-- Work to be completed --
Only the lines from the start of the data through the line with "(585,153) -- cycle;" belong in the copy. Restate them word for word, minus the pictures.

--------

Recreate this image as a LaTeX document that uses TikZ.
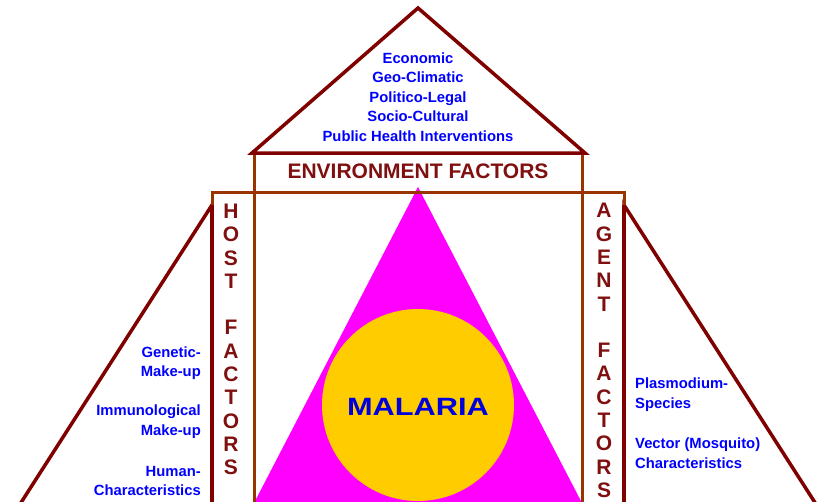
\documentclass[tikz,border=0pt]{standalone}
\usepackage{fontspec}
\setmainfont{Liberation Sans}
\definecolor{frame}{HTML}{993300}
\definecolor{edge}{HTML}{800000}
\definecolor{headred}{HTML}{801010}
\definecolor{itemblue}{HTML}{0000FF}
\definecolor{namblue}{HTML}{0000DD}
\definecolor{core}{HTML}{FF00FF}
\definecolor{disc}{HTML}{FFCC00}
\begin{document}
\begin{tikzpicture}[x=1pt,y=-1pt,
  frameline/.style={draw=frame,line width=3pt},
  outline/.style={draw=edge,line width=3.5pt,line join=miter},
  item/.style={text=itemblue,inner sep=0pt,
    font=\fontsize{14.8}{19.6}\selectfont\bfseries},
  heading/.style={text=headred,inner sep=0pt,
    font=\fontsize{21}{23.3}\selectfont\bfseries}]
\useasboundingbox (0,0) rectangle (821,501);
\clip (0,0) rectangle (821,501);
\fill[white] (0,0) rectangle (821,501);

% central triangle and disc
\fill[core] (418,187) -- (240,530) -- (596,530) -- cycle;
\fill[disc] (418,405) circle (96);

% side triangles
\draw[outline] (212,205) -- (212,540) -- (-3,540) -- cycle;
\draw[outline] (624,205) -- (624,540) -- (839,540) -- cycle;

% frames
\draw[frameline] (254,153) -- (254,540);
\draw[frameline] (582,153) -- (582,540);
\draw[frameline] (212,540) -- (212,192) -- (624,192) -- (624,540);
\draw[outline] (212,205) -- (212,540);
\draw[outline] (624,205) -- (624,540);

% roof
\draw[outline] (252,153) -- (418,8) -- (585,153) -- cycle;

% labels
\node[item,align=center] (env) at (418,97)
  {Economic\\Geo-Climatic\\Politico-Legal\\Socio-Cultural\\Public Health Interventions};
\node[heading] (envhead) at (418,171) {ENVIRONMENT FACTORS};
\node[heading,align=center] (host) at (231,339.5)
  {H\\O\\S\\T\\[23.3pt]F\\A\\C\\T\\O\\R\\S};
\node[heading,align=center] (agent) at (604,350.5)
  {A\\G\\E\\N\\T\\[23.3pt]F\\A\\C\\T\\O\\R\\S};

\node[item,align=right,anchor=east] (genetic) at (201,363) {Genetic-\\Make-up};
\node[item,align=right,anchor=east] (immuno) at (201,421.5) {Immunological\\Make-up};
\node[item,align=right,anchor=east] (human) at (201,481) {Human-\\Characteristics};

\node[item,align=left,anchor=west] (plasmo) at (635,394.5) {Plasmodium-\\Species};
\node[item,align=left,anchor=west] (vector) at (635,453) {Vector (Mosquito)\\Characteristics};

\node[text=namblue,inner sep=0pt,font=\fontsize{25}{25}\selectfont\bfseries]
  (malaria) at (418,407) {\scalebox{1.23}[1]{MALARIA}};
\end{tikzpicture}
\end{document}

--------

-- Full response --
Recreate this image as a LaTeX document that uses TikZ.
\documentclass[tikz,border=0pt]{standalone}
\usepackage{fontspec}
\setmainfont{Liberation Sans}
\definecolor{frame}{HTML}{993300}
\definecolor{edge}{HTML}{800000}
\definecolor{headred}{HTML}{801010}
\definecolor{itemblue}{HTML}{0000FF}
\definecolor{namblue}{HTML}{0000DD}
\definecolor{core}{HTML}{FF00FF}
\definecolor{disc}{HTML}{FFCC00}
\begin{document}
\begin{tikzpicture}[x=1pt,y=-1pt,
  frameline/.style={draw=frame,line width=3pt},
  outline/.style={draw=edge,line width=3.5pt,line join=miter},
  item/.style={text=itemblue,inner sep=0pt,
    font=\fontsize{14.8}{19.6}\selectfont\bfseries},
  heading/.style={text=headred,inner sep=0pt,
    font=\fontsize{21}{23.3}\selectfont\bfseries}]
\useasboundingbox (0,0) rectangle (821,501);
\clip (0,0) rectangle (821,501);
\fill[white] (0,0) rectangle (821,501);

% central triangle and disc
\fill[core] (418,187) -- (240,530) -- (596,530) -- cycle;
\fill[disc] (418,405) circle (96);

% side triangles
\draw[outline] (212,205) -- (212,540) -- (-3,540) -- cycle;
\draw[outline] (624,205) -- (624,540) -- (839,540) -- cycle;

% frames
\draw[frameline] (254,153) -- (254,540);
\draw[frameline] (582,153) -- (582,540);
\draw[frameline] (212,540) -- (212,192) -- (624,192) -- (624,540);
\draw[outline] (212,205) -- (212,540);
\draw[outline] (624,205) -- (624,540);

% roof
\draw[outline] (252,153) -- (418,8) -- (585,153) -- cycle;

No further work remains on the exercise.